Second-lien holders' reluctance to take losses has been widely cited as one of the main impediments to the government's Home Affordable Modification Program or HAMP.

"Were regulators to act in a consistent manner, banks would be facing large write-downs on much of their second-lien portfolios and would be far more willing to negotiate with borrowers and first-lien holders on loan restructurings to keep properties out of foreclosure," Cole said.

Borrowers with second liens have higher loan-to-value ratios and, with little or no equity giving them an incentive to stay in their homes, redefault on modified first mortgages in higher numbers, according to Laurie Goodman, a senior managing director at Amherst Securities Group.

Greg Hebner, the president of MOS Group, an Irvine, Calif., company that contacts troubled borrowers on behalf of lenders and servicers, said that as many as 60% to 70% of borrowers in distressed markets like Las Vegas and Phoenix are underwater, yet the banks have taken no writedowns to reflect such losses.

"If you're at 210% LTV and showing the loan as performing on your books, you are ultimately going to have to give a huge principal concession," Hebner said. "Once these borrowers get their first lien sorted out, the only thing that's keeping the seconds performing are ultralow interest rates."

Modification can be a setup for failure, Hebner said, because when delinquent borrowers who have not paid their mortgage for six to nine months get loan mods, they often end up with an even higher combined loan-to-value ratio since unpaid payments are added to the principal balance.

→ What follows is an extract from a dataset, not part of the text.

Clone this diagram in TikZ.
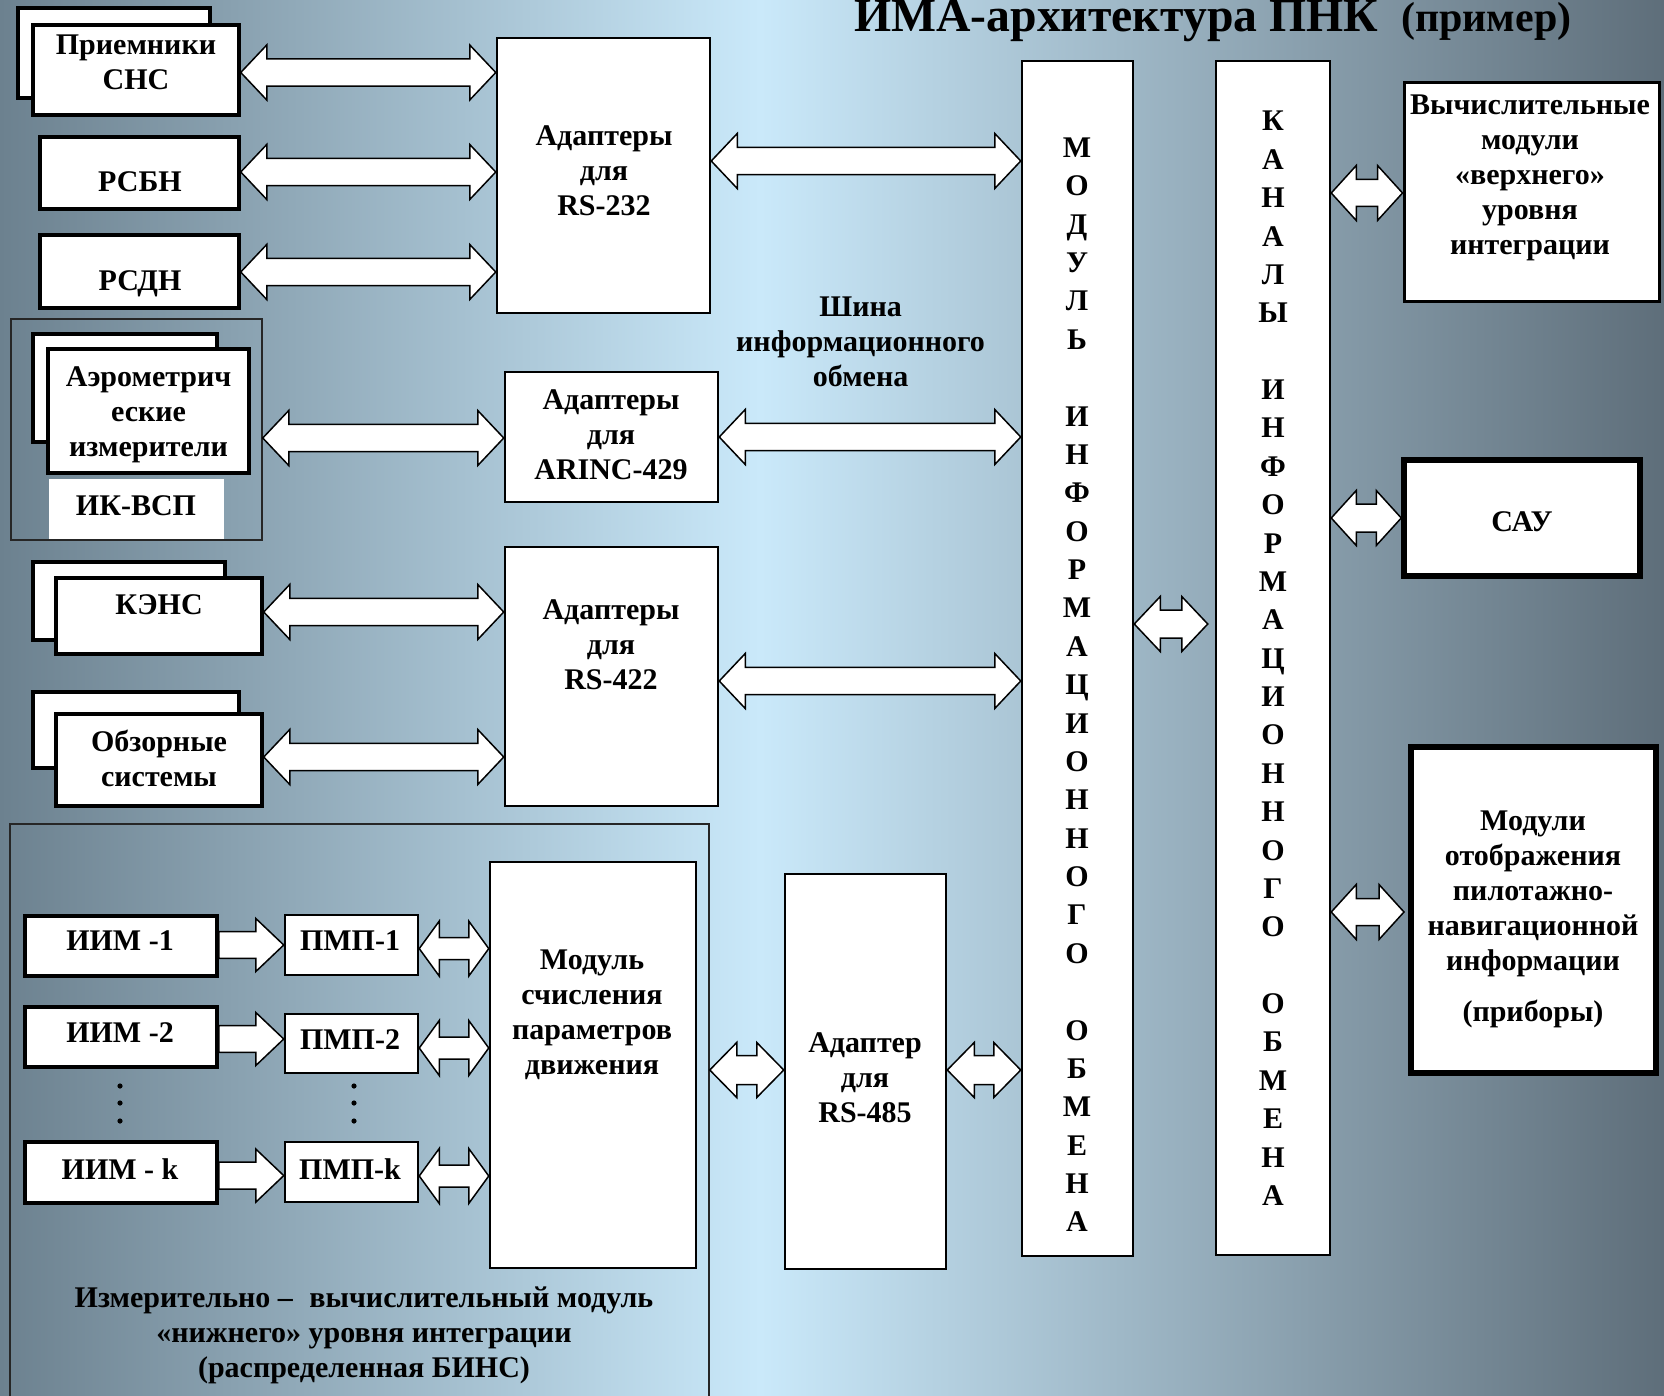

That, Hebner said, puts second liens even further "out of the money," making a default more probable down the road.

More than a year ago the government unveiled 2MP, a supplemental program to HAMP in which companies agree to reduce a borrower's second-lien payment if the first lien has also been reduced.

Sanders said the lack of any discernible results from the program signals an impasse between second-lien holders (which often service the first mortgage), investors in the senior debt and mortgage insurers over how much of the cost each party should eat.

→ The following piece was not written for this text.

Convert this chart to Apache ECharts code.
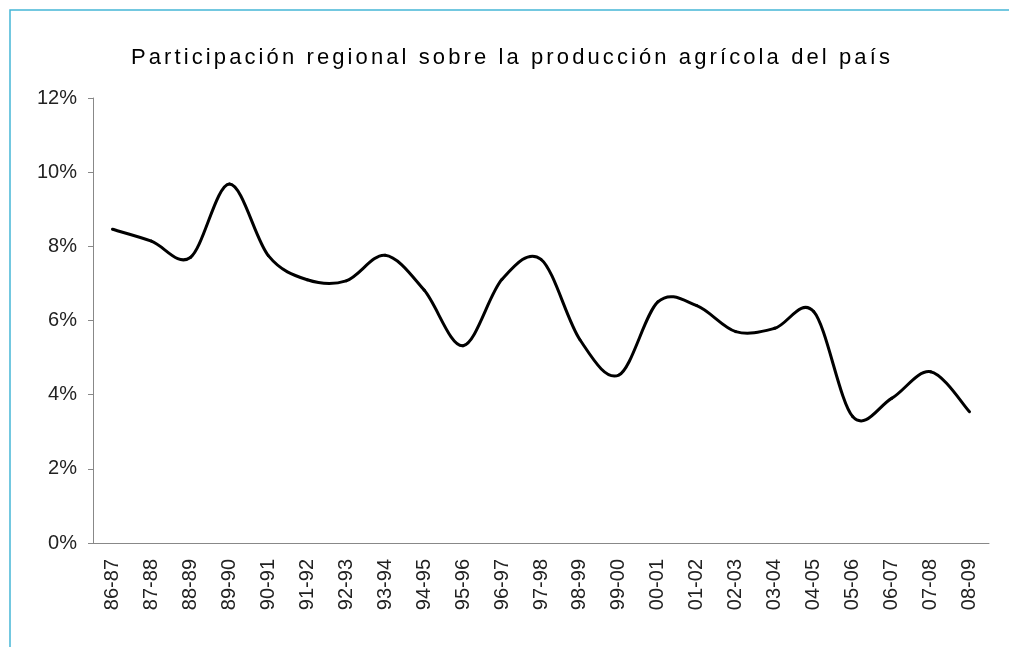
<!DOCTYPE html>
<html>
<head>
<meta charset="utf-8">
<script src="https://cdn.jsdelivr.net/npm/echarts@6/dist/echarts.min.js"></script>
<style>
  html, body { margin: 0; padding: 0; background: #fff; }
  #chart { width: 1009px; height: 647px; }
</style>
</head>
<body>
<div id="chart"></div>
<script>
// campañas agrícolas (eje X)
const campanas = ['86-87', '87-88', '88-89', '89-90', '90-91', '91-92', '92-93', '93-94',
  '94-95', '95-96', '96-97', '97-98', '98-99', '99-00', '00-01', '01-02', '02-03',
  '03-04', '04-05', '05-06', '06-07', '07-08', '08-09'];

// participación regional (%)
const participacion = [8.46, 8.14, 7.70, 9.68, 7.75, 7.10, 7.07, 7.76,
  6.82, 5.32, 7.11, 7.65, 5.48, 4.53, 6.50, 6.40, 5.70,
  5.79, 6.24, 3.41, 3.90, 4.62, 3.54];

const titulo = 'Participación regional sobre la producción agrícola del país';

const chart = echarts.init(document.getElementById('chart'));

// el título va en su propia capa (zlevel 1) para poder espaciar las letras
const capaTitulo = chart.getZr().painter.getLayer(1);
capaTitulo.ctx.letterSpacing = '3.1px';

/* suavizado tipo Excel (Catmull-Rom), un tramo por punto */
const punto = (api, k) => {
  const j = Math.max(0, Math.min(participacion.length - 1, k));
  return api.coord([j, participacion[j]]);
};
const renderTramo = (params, api) => {
  const i = params.dataIndex;
  if (i >= participacion.length - 1) return;
  const p0 = punto(api, i - 1);
  const p1 = punto(api, i);
  const p2 = punto(api, i + 1);
  const p3 = punto(api, i + 2);
  return {
    type: 'bezierCurve',
    shape: {
      x1: p1[0], y1: p1[1],
      x2: p2[0], y2: p2[1],
      cpx1: p1[0] + (p2[0] - p0[0]) / 6,
      cpy1: p1[1] + (p2[1] - p0[1]) / 6,
      cpx2: p2[0] - (p3[0] - p1[0]) / 6,
      cpy2: p2[1] - (p3[1] - p1[1]) / 6
    },
    style: { stroke: '#000', lineWidth: 3, fill: null, lineCap: 'round', lineJoin: 'round' }
  };
};

const option = {
  animation: false,
  backgroundColor: '#fff',
  title: {
    text: titulo,
    left: 512,
    textAlign: 'center',
    top: 47,
    padding: 0,
    zlevel: 1,
    textStyle: {
      fontFamily: 'Liberation Sans, Arial, sans-serif',
      fontSize: 22,
      fontWeight: 'normal',
      color: '#000'
    }
  },
  graphic: [{
    type: 'rect',
    shape: { x: 10, y: 10, width: 1200, height: 1000 },
    style: { fill: 'none', stroke: '#45b6d6', lineWidth: 1.5 },
    silent: true
  }],
  grid: { left: 93, right: 20, top: 98, bottom: 104, containLabel: false },
  xAxis: {
    type: 'category',
    data: campanas,
    boundaryGap: true,
    axisLine: { lineStyle: { color: '#888', width: 1 } },
    axisTick: { show: false },
    axisLabel: {
      rotate: 90,
      margin: 16,
      interval: 0,
      fontFamily: 'Liberation Sans, Arial, sans-serif',
      fontSize: 20,
      color: '#222'
    }
  },
  yAxis: {
    type: 'value',
    min: 0,
    max: 12,
    interval: 2,
    splitLine: { show: false },
    axisLine: { show: true, lineStyle: { color: '#888', width: 1 } },
    axisTick: { show: true, length: 5, lineStyle: { color: '#888' } },
    axisLabel: {
      formatter: '{value}%',
      margin: 16,
      fontFamily: 'Liberation Sans, Arial, sans-serif',
      fontSize: 20,
      color: '#222'
    }
  },
  series: [{
    type: 'custom',
    renderItem: renderTramo,
    data: participacion.map((v, i) => [i, v]),
    encode: { x: 0, y: 1 }
  }]
};

chart.setOption(option);
</script>
</body>
</html>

"There's not a lot of incentive for all of these parties to work together, because the losses are so extreme," Sanders said.

Data on the number of mods completed under 2MP will not be released until the end of December, said Mark Paustenbach, a Treasury Department spokesman.

Second-lien holders have also been blamed for discouraging short sales, in which the borrower avoids foreclosure by selling the home for less than is owed on the mortgage and the lender accepts a discounted payoff.

Banks holding second mortgages have scuppered such transactions by insisting on the right to chase after the borrower for the amount of debt not covered by the home sale, short sale experts have said.

Some in the industry fear that even if regulators do not make banks write down second liens to reflect collateral values, accounting changes will.

The Financial Accounting Standards Board has proposed a rule that would force banks to mark-to-market nearly all assets and liabilities.

"If the banks are forced to write down to market or reserve down to the market value of the loans, it could hurt them from a capital perspective, and likely unnecessarily so," said Jeffrey Naimon, a partner at the law firm BuckleySandler.

Naimon said some additional reserves have already been taken and no one knows what the ultimate losses will be.


" 'Underwater' and 'nonperforming' are very different," he said.

Even if a second-lien defaults and the sale of the home is not enough to cover even the first mortgage, banks can pursue deficiency judgments against borrowers in all but 12 states. However, recoveries are minimal since most borrowers are unable to pay because of a loss of income, banking attorneys said.

Michael Lacour-Little, a finance professor at California State University at Fullerton, said banks are more likely to sell their impaired home equity portfolios to third-party collection agents rather than go after the borrowers themselves.

"A good operating assumption would be that recoveries are 5% to 10% of the balance in a best-case scenario," Lacour-Little said. "It would be prudent to increase loss reserves to reflect management's best judgment on what will ultimately be recovered."